Malbusca "permite lançamentos o ano todo e fica em pleno oceano Atântico, o que faz com que esses lançamentos possam ser feitos em particular para sul e atingir todas as órbitas comercialmente úteis, as polares e as heliossíncronas, as mais importantes relacionadas com todos os satélites de observação da Terra". São órbitas baixas, que vão dos 400 aos 700 km de altitude, onde está a Estação Espacial Internacional (ISS).
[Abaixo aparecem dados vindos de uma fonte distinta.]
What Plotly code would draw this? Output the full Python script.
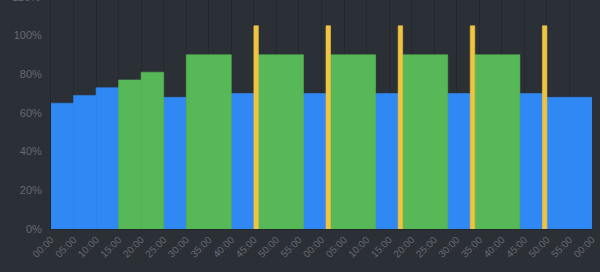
import plotly.graph_objects as go

# Data (minutes from start, duration in minutes, percent value, state)
starts = [0, 5, 10, 15, 20, 25, 30, 40, 45, 46, 56, 61, 62, 72, 77, 78, 88, 93, 94, 104, 109, 110]
durations = [5, 5, 5, 5, 5, 5, 10, 5, 1, 10, 5, 1, 10, 5, 1, 10, 5, 1, 10, 5, 1, 10]
values = [65, 69, 73, 77, 81, 68, 90, 70, 105, 90, 70, 105, 90, 70, 105, 90, 70, 105, 90, 70, 105, 68]
states = ["blue", "blue", "blue", "green", "green", "blue", "green", "blue", "yellow",
          "green", "blue", "yellow", "green", "blue", "yellow", "green", "blue", "yellow",
          "green", "blue", "yellow", "blue"]

tick_vals = list(range(0, 121, 5))
tick_text = ["00:00", "05:00", "10:00", "15:00", "20:00", "25:00", "30:00", "35:00",
             "40:00", "45:00", "50:00", "55:00", "00:00", "05:00", "10:00", "15:00",
             "20:00", "25:00", "30:00", "35:00", "40:00", "45:00", "50:00", "55:00", "00:00"]
y_ticks = [0, 20, 40, 60, 80, 100, 120]

colors = {"blue": "#3088F4", "green": "#56B856", "yellow": "#F0C443"}
BG = "#2B2F36"
TXT = "#666A72"
YMAX = 118.3

fig = go.Figure()
for st in ["blue", "green", "yellow"]:
    idx = [i for i, s in enumerate(states) if s == st]
    fig.add_trace(go.Bar(
        x=[starts[i] + durations[i] / 2 for i in idx],
        y=[values[i] for i in idx],
        width=[durations[i] for i in idx],
        marker=dict(color=colors[st], line=dict(width=0.6, color=colors[st])),
        showlegend=False,
        hoverinfo="skip",
    ))

fig.update_layout(
    width=600, height=272,
    margin=dict(l=51, r=8, t=0, b=43),
    paper_bgcolor=BG, plot_bgcolor=BG,
    barmode="overlay",
    font=dict(family="Liberation Sans, Arial, sans-serif", size=11, color=TXT),
    xaxis=dict(
        range=[0, 120], tickvals=tick_vals, ticktext=tick_text, tickangle=-45,
        showgrid=True, gridcolor="#25282E", gridwidth=1, zeroline=False,
        showline=True, linecolor="#23262B", tickfont=dict(size=10, color=TXT),
        ticks="", fixedrange=True,
    ),
    yaxis=dict(
        range=[0, YMAX], tickvals=y_ticks, ticktext=[f"{v}%" for v in y_ticks],
        showgrid=False, zeroline=False, showline=True, linecolor="#23262B",
        ticks="", ticklabelstandoff=6, tickfont=dict(size=11, color=TXT),
    ),
)

fig.add_annotation(
    x=0, xref="paper", y=120 / YMAX, yref="paper", text="120%",
    showarrow=False, xanchor="right", yanchor="middle", xshift=-9,
    font=dict(size=11, color=TXT),
)

fig.write_html("out.html")
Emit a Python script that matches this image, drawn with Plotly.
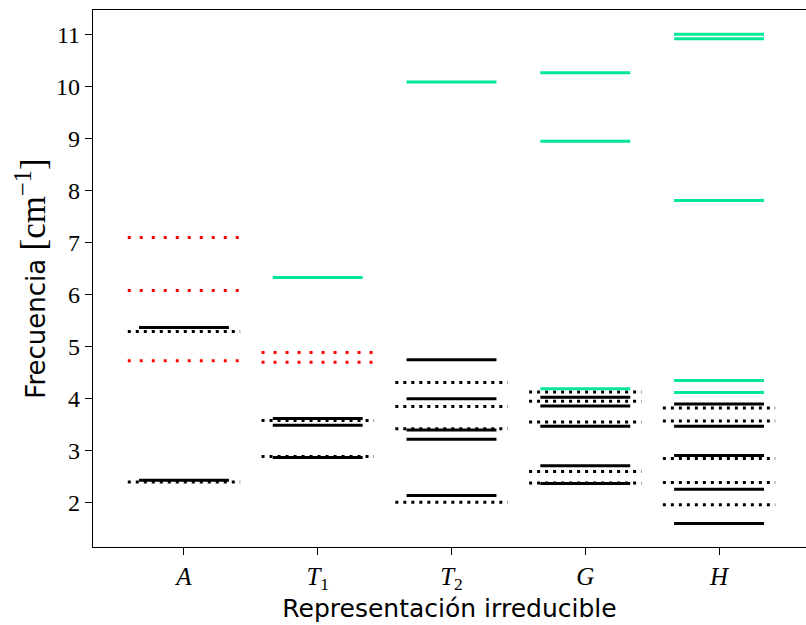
import plotly.graph_objects as go

# Irreducible representations (x categories)
categories = ["A", "T1", "T2", "G", "H"]
tick_labels = ["<i>A</i>", "<i>T</i><sub>1</sub>", "<i>T</i><sub>2</sub>", "<i>G</i>", "<i>H</i>"]

# Frequency levels per representation [cm^-1]
solid_black = {
    "A": [2.43, 5.37],
    "T1": [2.87, 3.49, 3.62],
    "T2": [2.14, 3.22, 3.40, 4.00, 4.75],
    "G": [2.37, 2.71, 3.47, 3.86, 4.03],
    "H": [1.60, 2.26, 2.91, 3.47, 3.90],
}
dotted_black = {
    "A": [2.40, 5.29],
    "T1": [2.89, 3.58],
    "T2": [2.01, 3.42, 3.85, 4.31],
    "G": [2.38, 2.60, 3.55, 3.95, 4.13],
    "H": [1.96, 2.39, 2.85, 3.57, 3.82],
}
dotted_red = {
    "A": [4.73, 6.08, 7.10],
    "T1": [4.70, 4.89],
}
solid_green = {
    "T1": [6.33],
    "T2": [10.09],
    "G": [4.19, 8.95, 10.27],
    "H": [4.12, 4.35, 7.81, 10.92, 11.01],
}


def segments(levels, half):
    xs, ys = [], []
    for cat, vals in levels.items():
        c = categories.index(cat)
        for v in vals:
            xs += [c - half, c + half, None]
            ys += [v, v, None]
    return xs, ys


fig = go.Figure()

styles = [
    (solid_black, 0.336, dict(color="black", width=3, dash="solid")),
    (dotted_black, 0.42, dict(color="black", width=3, dash="3px,5px")),
    (dotted_red, 0.42, dict(color="#ff0000", width=3, dash="3px,9px")),
    (solid_green, 0.336, dict(color="#00e896", width=3, dash="solid")),
]
for levels, half, line in styles:
    xs, ys = segments(levels, half)
    fig.add_trace(go.Scatter(x=xs, y=ys, mode="lines", line=line,
                             hoverinfo="skip", showlegend=False))

serif = "Liberation Serif, DejaVu Serif, serif"
sans = "DejaVu Sans, sans-serif"

fig.update_layout(
    width=806, height=625,
    margin=dict(l=93, r=0, t=10, b=78),
    plot_bgcolor="white", paper_bgcolor="white",
    xaxis=dict(
        range=[-0.68, 4.65],
        tickvals=list(range(len(categories))),
        ticktext=tick_labels,
        tickfont=dict(family=serif, size=25, color="black"),
        ticks="outside", ticklen=7, tickwidth=1.3, tickcolor="black",
        showline=True, linecolor="black", linewidth=1.3, mirror=True,
        showgrid=False, zeroline=False,
        title=dict(text="Representación irreducible",
                   font=dict(family=sans, size=25, color="black"), standoff=4),
    ),
    yaxis=dict(
        range=[1.148, 11.475],
        tickvals=list(range(2, 12)),
        tickfont=dict(family=serif, size=24, color="black"),
        ticks="outside", ticklen=7, tickwidth=1.3, tickcolor="black",
        showline=True, linecolor="black", linewidth=1.3, mirror=False,
        showgrid=False, zeroline=False,
        title=dict(text="Frecuencia <span style='font-family:Liberation Serif;font-size:35px'>[cm<sup>−1</sup>]</span>",
                   font=dict(family=sans, size=26, color="black"), standoff=2),
    ),
)

fig.write_html("out.html")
"Na Europa não existem muitos locais para fazer este tipo de lançamentos", assinala Nuno Ávila. "A Europa tem um porto espacial para grandes lançadores e satélites em Kourou, na Guiana Francesa, que está muito perto do Equador, porque esse era o objetivo principal para servir o mercado dos satélites de telecomunicações, associado às órbitas geoestacionárias"(36.000 km de altitude). Só que a tendência atual é para as telecomunicações "passarem a ser feitas por constelações de satélites muito mais pequenos e baratos em órbitas baixas". Ou seja, "passamos a ter um mercado muito maior para satélites de órbitas baixas e de pequenas dimensões, o que significa uma necessidade muito maior de lançamentos". Por isso justifica-se que exista um mercado nascente de pequenos lançadores.
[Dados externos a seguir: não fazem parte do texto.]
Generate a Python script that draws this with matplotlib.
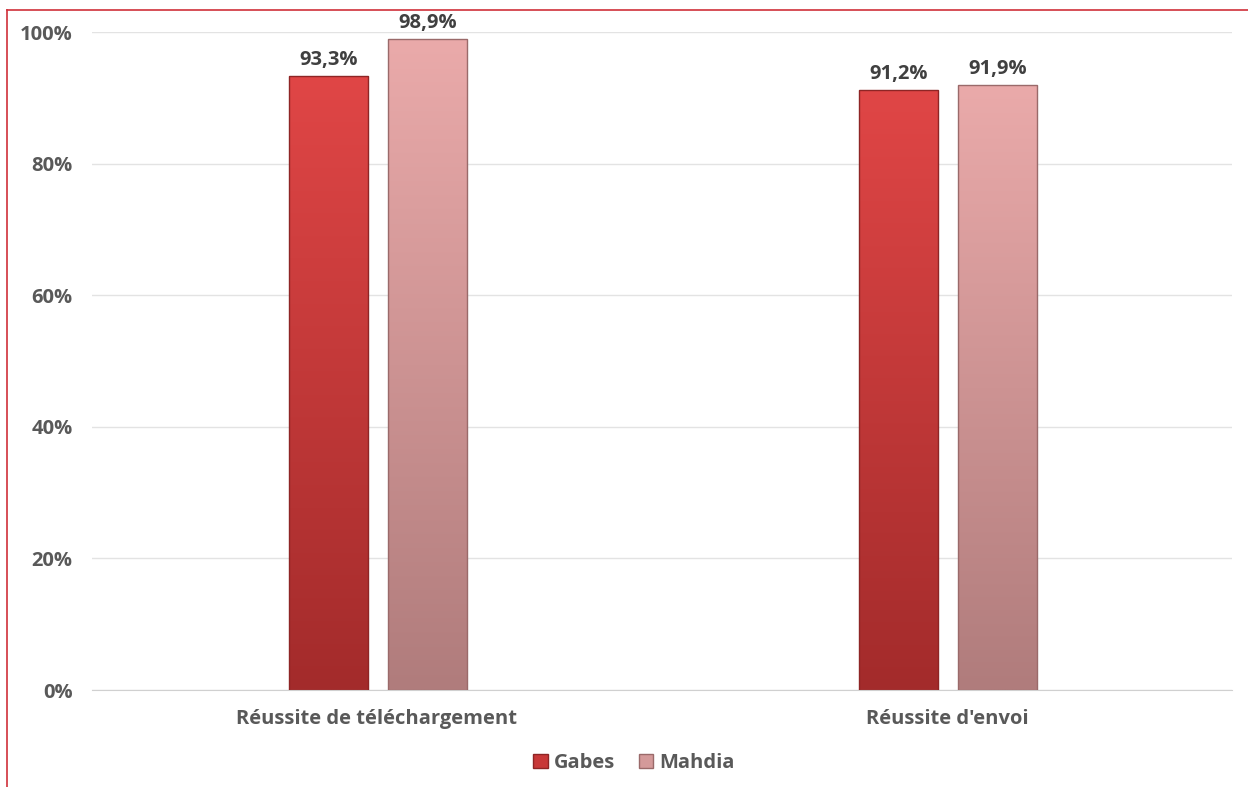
import matplotlib.pyplot as plt
import numpy as np
from matplotlib.colors import LinearSegmentedColormap
from matplotlib.patches import Patch
from matplotlib.lines import Line2D

# data
categories = ["Réussite de téléchargement", "Réussite d'envoi"]
series = ["Gabes", "Mahdia"]
gabes = [93.3, 91.2]
mahdia = [98.9, 91.9]
yticks = [0, 20, 40, 60, 80, 100]

plt.rcParams['font.family'] = ['Open Sans', 'DejaVu Sans']
plt.rcParams['font.weight'] = 'bold'

fig = plt.figure(figsize=(12.48, 7.87), dpi=100)
ax = fig.add_axes([92 / 1248, 97 / 787, 1140 / 1248, 658 / 787])

grads = [
    LinearSegmentedColormap.from_list('g', ['#a32b2b', '#e04646']),
    LinearSegmentedColormap.from_list('m', ['#b07c7c', '#eaaaaa']),
]
edges = ['#8e2525', '#9a6a6a']
w = 0.139
offsets = [-0.085, 0.0885]
x = np.arange(len(categories))
grad_img = np.linspace(0, 1, 256).reshape(-1, 1)

for vals, off, cmap, ec in zip([gabes, mahdia], offsets, grads, edges):
    bars = ax.bar(x + off, vals, width=w, color='none', edgecolor=ec, linewidth=1.0, zorder=3)
    for b, v in zip(bars, vals):
        x0 = b.get_x()
        im = ax.imshow(grad_img, cmap=cmap, origin='lower', aspect='auto',
                       extent=[x0, x0 + w, 0, v], zorder=2)
        im.set_clip_path(b)
        ax.text(x0 + w / 2, v + 0.9, f"{v:.1f}%".replace('.', ','), ha='center', va='bottom',
                fontsize=14.5, fontweight='bold', color='#404040')

ax.set_xlim(-0.5, 1.5)
ax.set_ylim(0, 100)
ax.set_yticks(yticks)
ax.set_yticklabels([f"{t}%" for t in yticks], fontsize=14.5, color='#595959', fontweight='bold')
ax.set_xticks(x)
ax.set_xticklabels(categories, fontsize=14.5, color='#595959', fontweight='bold')
ax.tick_params(axis='both', length=0)
ax.tick_params(axis='y', pad=14)
ax.tick_params(axis='x', pad=14)
ax.grid(axis='y', color='#e3e3e3', linewidth=1, zorder=0)
ax.set_axisbelow(True)
for s in ['top', 'right', 'left']:
    ax.spines[s].set_visible(False)
ax.spines['bottom'].set_color('#d0d0d0')

handles = [Patch(facecolor='#c83838', edgecolor='#8e2525', label='Gabes'),
           Patch(facecolor='#d49a9a', edgecolor='#9a6a6a', label='Mahdia')]
fig.legend(handles=handles, loc='center', bbox_to_anchor=(0.508, 1 - 763 / 787), ncol=2,
           frameon=False, fontsize=14.5, handlelength=0.7, handleheight=0.7,
           handletextpad=0.3, columnspacing=1.2, labelcolor='#595959')

# red frame on top and left
fig.add_artist(Line2D([7 / 1248, 1], [1 - 10 / 787, 1 - 10 / 787], color='#d0303a', linewidth=1.2))
fig.add_artist(Line2D([7 / 1248, 7 / 1248], [0, 1 - 10 / 787], color='#d0303a', linewidth=1.2))

fig.savefig('out.png', dpi=100)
As oportunidades para países como Portugal acabam por ser, assim, muito relevantes, até porque há projetos concorrentes na Suécia e na Noruega que se deparam com condições climáticas extremas muito desfavoráveis e trajetórias dos lançadores que passam por cima de regiões povoadas. Quanto à futura base na Escócia, "também teria problemas de custos acrescidos nos lançamentos, porque as ilhas Faroe estão muito perto, o que obrigaria a alterar a trajetória de um foguetão em voo, ou seja, a gastar mais combustível". E transportar mais combustível significa "levar menos carga para o Espaço".

Há um caso extremo a nível mundial, a Índia, que para conseguir colocar satélites em órbita geoestacionária tem de fazer uma grande manobra para evitar a passagem das trajetórias pelo Sri Lanka (21 milhões de habitantes), perdendo 30% da capacidade de carga por causa do transporte de mais combustível. É por isso que a agência espacial indiana (ISRO) está interessada em investir no projeto do porto espacial de Santa Maria.